Starting at the line containing "Convert this chart to D3.js code.", please quote every line up to and including the line containing "const colors = ['#5b9bd5', '#ed8a46', '#a5a5a5', '#fcc01e'];", exactly, and nothing beyond.

━━━━━━━━━━━━━━━━

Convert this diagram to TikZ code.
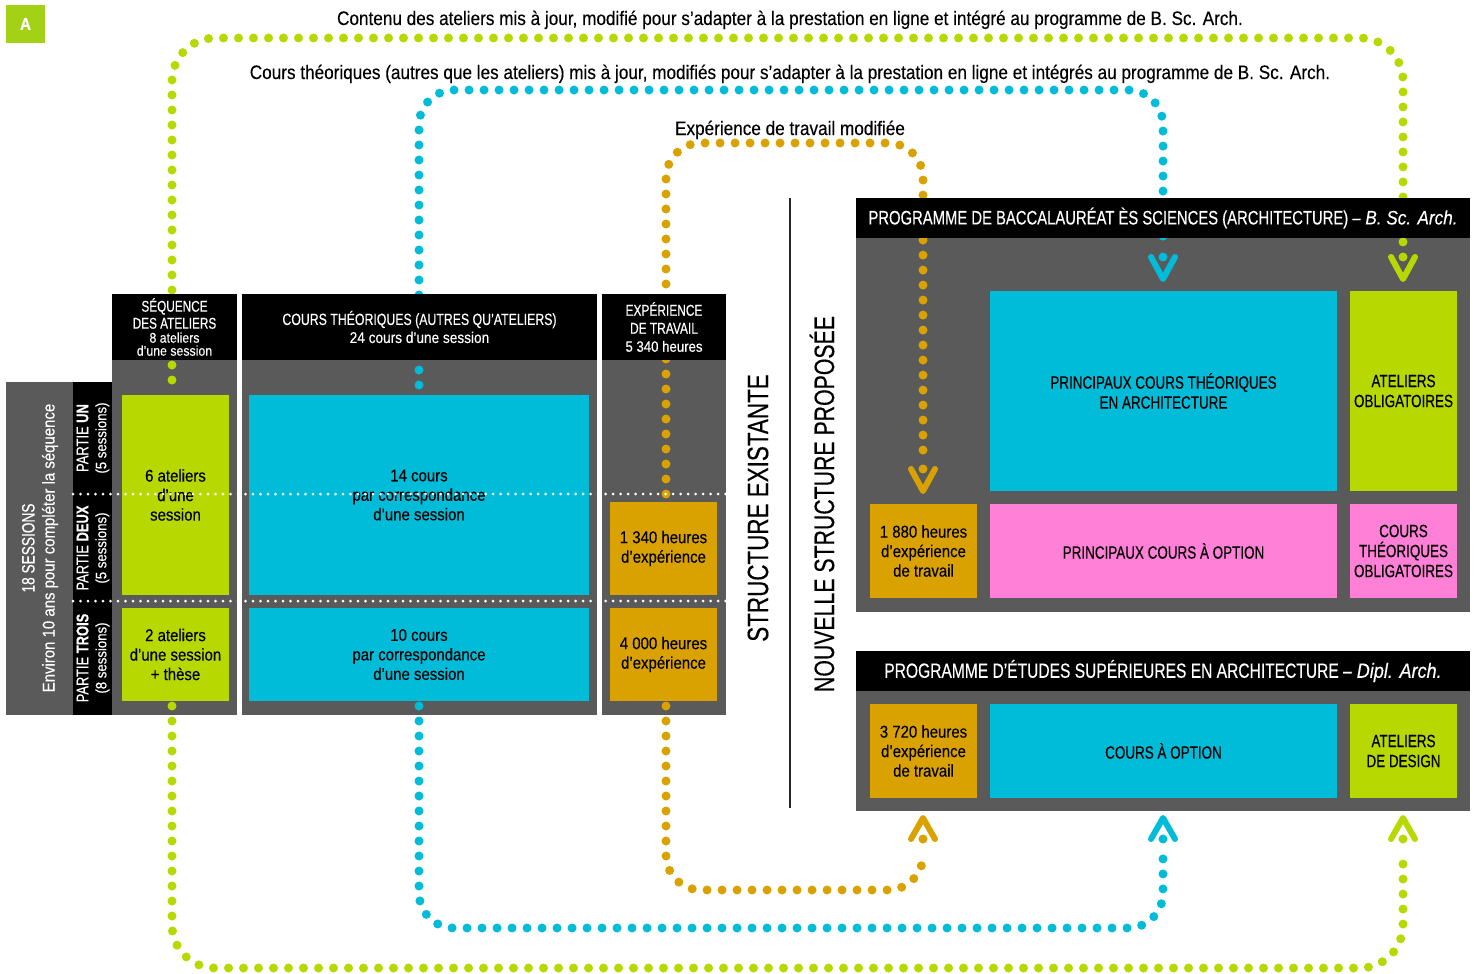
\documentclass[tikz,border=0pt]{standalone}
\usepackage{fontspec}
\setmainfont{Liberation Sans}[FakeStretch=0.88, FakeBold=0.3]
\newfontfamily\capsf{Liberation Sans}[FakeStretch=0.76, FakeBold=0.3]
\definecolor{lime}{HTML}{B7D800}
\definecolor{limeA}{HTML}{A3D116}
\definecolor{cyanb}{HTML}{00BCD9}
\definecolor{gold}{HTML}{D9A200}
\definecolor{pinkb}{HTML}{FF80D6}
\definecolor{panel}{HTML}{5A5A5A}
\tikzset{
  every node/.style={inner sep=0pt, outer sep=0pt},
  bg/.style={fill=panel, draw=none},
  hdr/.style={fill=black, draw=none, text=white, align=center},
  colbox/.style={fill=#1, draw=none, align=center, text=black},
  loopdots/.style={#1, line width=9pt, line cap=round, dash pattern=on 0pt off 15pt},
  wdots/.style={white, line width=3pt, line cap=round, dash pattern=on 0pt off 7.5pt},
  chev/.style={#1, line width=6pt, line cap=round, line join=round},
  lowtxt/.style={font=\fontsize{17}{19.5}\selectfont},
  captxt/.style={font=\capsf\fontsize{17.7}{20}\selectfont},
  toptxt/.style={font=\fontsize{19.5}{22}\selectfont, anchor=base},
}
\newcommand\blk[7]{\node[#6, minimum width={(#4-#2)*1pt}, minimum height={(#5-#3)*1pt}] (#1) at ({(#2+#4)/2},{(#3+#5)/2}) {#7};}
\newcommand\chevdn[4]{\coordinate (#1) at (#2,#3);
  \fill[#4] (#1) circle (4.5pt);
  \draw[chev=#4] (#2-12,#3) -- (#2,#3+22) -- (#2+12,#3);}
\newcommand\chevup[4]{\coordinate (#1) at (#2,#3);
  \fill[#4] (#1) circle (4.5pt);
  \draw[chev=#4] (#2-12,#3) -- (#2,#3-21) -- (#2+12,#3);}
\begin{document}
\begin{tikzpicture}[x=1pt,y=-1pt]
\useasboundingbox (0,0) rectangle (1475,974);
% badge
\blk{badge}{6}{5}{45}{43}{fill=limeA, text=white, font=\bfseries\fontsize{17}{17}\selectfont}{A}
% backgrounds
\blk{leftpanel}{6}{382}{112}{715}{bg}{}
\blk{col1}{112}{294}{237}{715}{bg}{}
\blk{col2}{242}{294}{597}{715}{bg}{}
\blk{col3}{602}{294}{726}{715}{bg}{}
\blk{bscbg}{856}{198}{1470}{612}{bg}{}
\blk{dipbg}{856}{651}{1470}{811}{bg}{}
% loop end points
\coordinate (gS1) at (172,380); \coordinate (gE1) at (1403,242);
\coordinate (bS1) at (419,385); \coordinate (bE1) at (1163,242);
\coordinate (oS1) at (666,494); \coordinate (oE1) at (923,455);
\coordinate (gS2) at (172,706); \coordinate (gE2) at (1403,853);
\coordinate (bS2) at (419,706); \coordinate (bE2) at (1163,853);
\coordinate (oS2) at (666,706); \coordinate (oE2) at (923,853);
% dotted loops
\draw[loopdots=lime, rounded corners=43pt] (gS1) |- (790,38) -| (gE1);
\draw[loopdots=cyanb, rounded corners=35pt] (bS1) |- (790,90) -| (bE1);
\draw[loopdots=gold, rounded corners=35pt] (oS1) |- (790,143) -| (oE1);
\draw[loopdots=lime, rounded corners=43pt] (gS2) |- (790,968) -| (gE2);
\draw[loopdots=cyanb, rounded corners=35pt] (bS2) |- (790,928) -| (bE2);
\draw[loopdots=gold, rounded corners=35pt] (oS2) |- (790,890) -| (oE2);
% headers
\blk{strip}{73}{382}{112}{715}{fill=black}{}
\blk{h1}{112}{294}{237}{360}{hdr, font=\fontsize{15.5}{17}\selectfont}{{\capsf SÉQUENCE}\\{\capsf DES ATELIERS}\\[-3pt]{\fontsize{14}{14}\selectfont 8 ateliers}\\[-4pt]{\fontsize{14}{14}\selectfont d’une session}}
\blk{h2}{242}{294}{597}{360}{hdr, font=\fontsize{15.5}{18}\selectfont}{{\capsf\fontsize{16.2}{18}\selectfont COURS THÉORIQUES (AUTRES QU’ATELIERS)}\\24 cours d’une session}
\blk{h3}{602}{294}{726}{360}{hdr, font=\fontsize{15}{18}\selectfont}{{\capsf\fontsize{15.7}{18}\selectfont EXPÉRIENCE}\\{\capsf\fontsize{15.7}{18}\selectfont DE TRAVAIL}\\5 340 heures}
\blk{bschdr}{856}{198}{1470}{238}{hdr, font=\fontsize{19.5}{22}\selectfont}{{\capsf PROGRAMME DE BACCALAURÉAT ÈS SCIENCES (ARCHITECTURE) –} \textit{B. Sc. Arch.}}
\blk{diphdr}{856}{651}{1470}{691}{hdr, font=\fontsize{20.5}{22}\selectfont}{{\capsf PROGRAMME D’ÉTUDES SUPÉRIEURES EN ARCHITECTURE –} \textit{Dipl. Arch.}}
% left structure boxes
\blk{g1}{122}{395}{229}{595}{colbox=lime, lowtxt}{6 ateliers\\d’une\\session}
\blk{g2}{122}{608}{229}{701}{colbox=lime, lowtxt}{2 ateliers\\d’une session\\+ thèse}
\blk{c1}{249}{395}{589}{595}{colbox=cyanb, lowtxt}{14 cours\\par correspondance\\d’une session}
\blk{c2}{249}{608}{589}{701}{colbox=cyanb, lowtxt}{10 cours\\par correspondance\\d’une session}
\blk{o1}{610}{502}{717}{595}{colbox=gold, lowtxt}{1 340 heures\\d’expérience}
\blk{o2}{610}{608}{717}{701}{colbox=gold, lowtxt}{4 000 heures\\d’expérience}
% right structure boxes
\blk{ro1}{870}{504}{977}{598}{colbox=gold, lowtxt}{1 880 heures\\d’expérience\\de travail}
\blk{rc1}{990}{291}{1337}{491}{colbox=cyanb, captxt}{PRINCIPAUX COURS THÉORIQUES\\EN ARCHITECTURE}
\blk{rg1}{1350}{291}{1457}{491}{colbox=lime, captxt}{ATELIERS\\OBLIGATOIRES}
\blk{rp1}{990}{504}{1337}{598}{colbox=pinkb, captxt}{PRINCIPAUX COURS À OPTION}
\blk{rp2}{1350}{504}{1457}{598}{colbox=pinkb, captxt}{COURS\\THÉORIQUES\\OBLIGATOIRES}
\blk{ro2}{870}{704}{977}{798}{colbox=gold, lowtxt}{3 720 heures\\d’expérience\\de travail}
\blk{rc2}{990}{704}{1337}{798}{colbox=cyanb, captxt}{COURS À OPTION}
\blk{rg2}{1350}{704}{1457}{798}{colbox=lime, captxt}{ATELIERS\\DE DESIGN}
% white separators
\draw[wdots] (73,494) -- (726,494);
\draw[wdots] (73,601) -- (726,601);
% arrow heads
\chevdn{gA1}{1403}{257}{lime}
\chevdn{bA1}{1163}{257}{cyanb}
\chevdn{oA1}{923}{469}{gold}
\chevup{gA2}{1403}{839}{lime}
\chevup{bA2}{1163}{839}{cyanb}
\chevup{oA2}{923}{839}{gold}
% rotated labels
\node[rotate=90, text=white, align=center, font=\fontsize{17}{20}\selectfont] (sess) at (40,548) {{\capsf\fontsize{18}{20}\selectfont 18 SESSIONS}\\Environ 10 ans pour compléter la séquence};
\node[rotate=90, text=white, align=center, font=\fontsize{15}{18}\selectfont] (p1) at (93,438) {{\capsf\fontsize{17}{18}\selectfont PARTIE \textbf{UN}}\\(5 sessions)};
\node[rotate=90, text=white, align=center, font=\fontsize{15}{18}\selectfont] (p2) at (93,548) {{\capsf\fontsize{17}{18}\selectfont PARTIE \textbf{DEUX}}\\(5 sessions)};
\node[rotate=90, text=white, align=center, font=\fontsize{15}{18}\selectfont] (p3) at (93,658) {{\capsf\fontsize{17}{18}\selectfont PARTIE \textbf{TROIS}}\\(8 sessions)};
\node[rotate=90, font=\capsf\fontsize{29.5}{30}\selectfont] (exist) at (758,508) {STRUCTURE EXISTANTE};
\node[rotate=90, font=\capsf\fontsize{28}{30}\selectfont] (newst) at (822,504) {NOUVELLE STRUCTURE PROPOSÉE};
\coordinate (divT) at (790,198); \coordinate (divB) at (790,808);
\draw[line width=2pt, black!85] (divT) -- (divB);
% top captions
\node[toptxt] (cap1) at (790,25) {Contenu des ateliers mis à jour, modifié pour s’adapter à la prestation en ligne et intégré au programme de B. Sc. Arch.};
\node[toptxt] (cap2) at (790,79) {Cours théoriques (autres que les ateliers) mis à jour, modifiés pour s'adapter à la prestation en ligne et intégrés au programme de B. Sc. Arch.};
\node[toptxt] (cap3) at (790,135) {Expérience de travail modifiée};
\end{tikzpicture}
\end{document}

━━━━━━━━━━━━━━━━

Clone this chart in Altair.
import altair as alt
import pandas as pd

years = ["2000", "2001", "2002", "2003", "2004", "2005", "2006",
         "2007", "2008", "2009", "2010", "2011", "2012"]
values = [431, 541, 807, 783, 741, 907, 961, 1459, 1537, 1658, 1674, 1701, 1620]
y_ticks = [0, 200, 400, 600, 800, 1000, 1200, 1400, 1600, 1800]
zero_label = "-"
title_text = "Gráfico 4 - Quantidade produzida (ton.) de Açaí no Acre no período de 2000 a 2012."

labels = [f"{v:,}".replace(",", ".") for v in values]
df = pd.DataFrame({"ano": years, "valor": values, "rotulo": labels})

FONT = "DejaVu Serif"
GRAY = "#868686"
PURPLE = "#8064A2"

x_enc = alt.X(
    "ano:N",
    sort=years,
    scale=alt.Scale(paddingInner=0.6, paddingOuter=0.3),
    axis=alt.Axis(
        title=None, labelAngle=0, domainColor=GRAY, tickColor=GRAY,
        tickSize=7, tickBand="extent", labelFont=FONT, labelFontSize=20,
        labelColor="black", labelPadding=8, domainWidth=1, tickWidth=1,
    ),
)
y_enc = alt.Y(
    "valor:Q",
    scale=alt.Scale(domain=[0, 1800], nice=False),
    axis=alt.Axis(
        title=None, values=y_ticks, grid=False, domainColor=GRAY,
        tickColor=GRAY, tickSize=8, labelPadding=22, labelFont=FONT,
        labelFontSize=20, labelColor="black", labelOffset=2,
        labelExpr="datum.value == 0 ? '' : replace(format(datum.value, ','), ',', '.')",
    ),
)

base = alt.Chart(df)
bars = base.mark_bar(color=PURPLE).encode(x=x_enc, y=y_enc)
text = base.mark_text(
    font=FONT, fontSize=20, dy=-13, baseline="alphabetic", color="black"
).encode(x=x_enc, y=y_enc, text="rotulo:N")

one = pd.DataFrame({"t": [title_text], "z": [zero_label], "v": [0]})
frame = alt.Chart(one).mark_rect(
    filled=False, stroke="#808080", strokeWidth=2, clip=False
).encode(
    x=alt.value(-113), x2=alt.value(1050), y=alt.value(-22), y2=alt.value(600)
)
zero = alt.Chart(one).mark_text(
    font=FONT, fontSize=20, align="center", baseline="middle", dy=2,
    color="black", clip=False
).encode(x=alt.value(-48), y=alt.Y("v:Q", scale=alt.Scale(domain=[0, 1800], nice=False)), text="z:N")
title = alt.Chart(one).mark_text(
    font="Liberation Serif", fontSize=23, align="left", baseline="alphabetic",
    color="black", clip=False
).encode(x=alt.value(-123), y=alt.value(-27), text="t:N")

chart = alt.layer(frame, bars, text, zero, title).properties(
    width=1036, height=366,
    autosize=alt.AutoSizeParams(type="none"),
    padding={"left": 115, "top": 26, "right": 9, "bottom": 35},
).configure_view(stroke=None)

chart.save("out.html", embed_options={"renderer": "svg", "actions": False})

━━━━━━━━━━━━━━━━

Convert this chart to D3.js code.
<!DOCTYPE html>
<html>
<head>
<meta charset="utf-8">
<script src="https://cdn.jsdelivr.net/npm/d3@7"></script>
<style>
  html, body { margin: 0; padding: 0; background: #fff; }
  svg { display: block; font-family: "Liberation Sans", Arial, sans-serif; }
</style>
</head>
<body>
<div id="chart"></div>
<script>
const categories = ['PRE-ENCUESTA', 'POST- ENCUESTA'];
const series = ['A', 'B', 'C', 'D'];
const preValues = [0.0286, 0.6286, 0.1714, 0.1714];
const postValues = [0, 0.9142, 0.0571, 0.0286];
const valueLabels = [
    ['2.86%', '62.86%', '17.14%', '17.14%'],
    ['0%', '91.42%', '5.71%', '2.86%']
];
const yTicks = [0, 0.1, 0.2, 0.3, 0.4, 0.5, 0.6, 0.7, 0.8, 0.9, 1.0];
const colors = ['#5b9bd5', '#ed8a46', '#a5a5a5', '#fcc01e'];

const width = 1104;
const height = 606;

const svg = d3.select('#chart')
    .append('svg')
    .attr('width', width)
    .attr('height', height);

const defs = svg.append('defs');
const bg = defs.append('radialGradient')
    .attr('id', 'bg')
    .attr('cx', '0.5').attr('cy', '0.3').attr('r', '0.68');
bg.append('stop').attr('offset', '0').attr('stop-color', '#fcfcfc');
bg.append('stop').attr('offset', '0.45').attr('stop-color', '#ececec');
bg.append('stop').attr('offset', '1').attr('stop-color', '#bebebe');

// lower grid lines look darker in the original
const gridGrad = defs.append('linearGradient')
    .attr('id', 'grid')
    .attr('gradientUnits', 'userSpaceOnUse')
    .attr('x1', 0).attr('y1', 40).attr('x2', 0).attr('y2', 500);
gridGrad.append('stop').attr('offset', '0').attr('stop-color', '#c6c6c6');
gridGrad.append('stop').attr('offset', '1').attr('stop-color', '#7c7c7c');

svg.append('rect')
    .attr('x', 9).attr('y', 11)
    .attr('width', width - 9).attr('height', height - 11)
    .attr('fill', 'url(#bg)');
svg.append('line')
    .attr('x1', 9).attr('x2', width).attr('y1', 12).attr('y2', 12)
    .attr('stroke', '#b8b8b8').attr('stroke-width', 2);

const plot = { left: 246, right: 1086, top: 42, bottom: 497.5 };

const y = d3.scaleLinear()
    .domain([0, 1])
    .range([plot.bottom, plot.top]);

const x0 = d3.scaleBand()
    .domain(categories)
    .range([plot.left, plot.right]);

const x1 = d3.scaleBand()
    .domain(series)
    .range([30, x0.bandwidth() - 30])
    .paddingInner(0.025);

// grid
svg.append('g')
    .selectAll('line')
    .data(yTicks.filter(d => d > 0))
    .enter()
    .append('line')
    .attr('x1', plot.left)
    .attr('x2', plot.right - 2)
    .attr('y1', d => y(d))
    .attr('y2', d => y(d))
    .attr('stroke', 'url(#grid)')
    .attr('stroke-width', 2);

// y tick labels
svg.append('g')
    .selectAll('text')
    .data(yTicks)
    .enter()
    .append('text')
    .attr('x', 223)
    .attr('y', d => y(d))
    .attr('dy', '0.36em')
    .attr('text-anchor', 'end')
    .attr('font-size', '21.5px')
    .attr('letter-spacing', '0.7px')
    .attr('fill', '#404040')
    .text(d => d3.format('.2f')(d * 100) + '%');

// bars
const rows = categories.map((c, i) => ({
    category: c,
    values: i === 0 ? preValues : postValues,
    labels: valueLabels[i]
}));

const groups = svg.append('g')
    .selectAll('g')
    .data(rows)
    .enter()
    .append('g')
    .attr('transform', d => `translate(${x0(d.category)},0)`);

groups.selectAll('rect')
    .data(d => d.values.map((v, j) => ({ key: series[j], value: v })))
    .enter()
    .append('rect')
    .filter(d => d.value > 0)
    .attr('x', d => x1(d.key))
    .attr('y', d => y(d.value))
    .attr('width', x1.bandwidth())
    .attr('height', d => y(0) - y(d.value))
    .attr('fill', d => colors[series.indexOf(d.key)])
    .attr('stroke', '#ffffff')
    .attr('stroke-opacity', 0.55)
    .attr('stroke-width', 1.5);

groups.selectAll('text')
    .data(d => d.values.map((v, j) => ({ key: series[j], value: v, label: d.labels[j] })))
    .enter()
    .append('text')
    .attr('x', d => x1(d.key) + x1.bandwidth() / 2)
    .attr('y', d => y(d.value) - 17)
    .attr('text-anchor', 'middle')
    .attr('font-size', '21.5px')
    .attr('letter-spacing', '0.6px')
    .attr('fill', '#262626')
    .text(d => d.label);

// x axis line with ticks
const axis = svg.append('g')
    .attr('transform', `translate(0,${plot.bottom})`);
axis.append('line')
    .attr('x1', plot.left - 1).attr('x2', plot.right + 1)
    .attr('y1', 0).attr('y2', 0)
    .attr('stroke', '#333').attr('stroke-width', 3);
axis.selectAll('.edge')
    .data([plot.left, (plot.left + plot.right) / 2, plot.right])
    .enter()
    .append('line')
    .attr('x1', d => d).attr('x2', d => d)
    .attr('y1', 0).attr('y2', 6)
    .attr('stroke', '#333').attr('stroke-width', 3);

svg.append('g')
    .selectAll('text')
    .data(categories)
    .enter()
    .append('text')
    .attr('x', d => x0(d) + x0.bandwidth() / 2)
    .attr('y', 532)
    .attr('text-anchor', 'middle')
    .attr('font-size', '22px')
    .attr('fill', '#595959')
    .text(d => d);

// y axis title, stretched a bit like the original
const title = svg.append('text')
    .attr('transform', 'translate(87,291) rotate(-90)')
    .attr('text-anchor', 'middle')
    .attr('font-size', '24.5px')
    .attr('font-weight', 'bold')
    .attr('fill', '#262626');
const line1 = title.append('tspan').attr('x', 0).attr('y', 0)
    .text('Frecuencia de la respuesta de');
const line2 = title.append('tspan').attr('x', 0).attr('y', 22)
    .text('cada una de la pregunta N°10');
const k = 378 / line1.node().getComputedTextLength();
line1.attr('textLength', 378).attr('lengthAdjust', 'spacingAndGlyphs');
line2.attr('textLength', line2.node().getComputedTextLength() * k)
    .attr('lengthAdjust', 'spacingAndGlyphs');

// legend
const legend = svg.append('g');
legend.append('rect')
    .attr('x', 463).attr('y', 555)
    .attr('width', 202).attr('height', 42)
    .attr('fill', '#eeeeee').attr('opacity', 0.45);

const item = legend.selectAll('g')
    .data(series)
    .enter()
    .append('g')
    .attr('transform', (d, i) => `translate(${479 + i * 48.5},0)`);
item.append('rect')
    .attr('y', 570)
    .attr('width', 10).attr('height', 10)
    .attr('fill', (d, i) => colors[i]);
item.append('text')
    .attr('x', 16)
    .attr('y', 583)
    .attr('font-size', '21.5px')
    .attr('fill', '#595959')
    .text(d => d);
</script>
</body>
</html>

━━━━━━━━━━━━━━━━

*The response*
Convert this chart to D3.js code.
<!DOCTYPE html>
<html>
<head>
<meta charset="utf-8">
<script src="https://cdn.jsdelivr.net/npm/d3@7"></script>
<style>
  html, body { margin: 0; padding: 0; background: #fff; }
  svg { display: block; font-family: "Liberation Sans", Arial, sans-serif; }
</style>
</head>
<body>
<div id="chart"></div>
<script>
const categories = ['PRE-ENCUESTA', 'POST- ENCUESTA'];
const series = ['A', 'B', 'C', 'D'];
const preValues = [0.0286, 0.6286, 0.1714, 0.1714];
const postValues = [0, 0.9142, 0.0571, 0.0286];
const valueLabels = [
    ['2.86%', '62.86%', '17.14%', '17.14%'],
    ['0%', '91.42%', '5.71%', '2.86%']
];
const yTicks = [0, 0.1, 0.2, 0.3, 0.4, 0.5, 0.6, 0.7, 0.8, 0.9, 1.0];
const colors = ['#5b9bd5', '#ed8a46', '#a5a5a5', '#fcc01e'];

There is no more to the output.